En illustration des efforts constants déployés par la Commission  européenne au soutien des Pme, le vice-président de ladite Commission, Antonio Tajani, commissaire chargé des entreprises et de l’entrepreneuriat, avait annoncé, lors de la réunion du Forum sur le financement des Pme organisée à la veille de la réunion informelle du Conseil compétitivité des 2 et 3 mai à Dublin, le lancement d’un nouveau portail central en ligne sur l’ensemble des instruments financiers de l’Ue destinés aux Pme et d’un guide d’information visant à encourager l’introduction en bourse des Pme.

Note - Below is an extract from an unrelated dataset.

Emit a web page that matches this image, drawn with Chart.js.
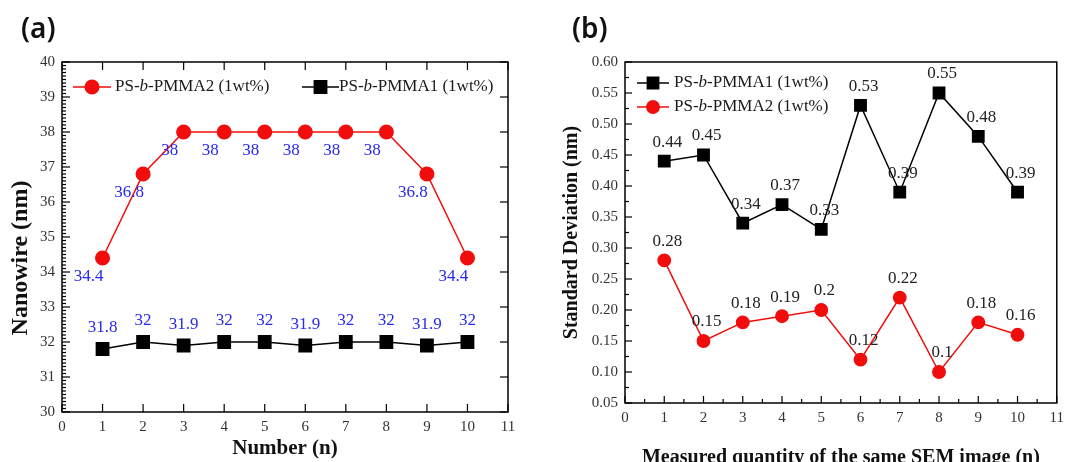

Pour sa part, Tajani, vice-président de la Commission européenne et commissaire chargé de l’industrie et de l’entrepreneuriat, déclarait le 2 mai dernier: «L’accès des Pme aux sources de financement demeure difficile et constitue l’une des principales raisons de la récession économique actuelle. C’est pourquoi nous avons l’intention d’élargir nos garanties de prêt aux Pme dans le cadre du nouveau programme Cosme à partir de 2014. Chaque euro investi dans nos garanties a le potentiel de débloquer, en moyenne, 30 euros de prêt bancaire. Cet élément est essentiel pour permettre à nos petites entreprises, qui sont le moteur de l’emploi en Europe, de renouer avec la prospérité. Pas moins de 85 % des nouveaux emplois créés leur sont à mettre à leur actif.»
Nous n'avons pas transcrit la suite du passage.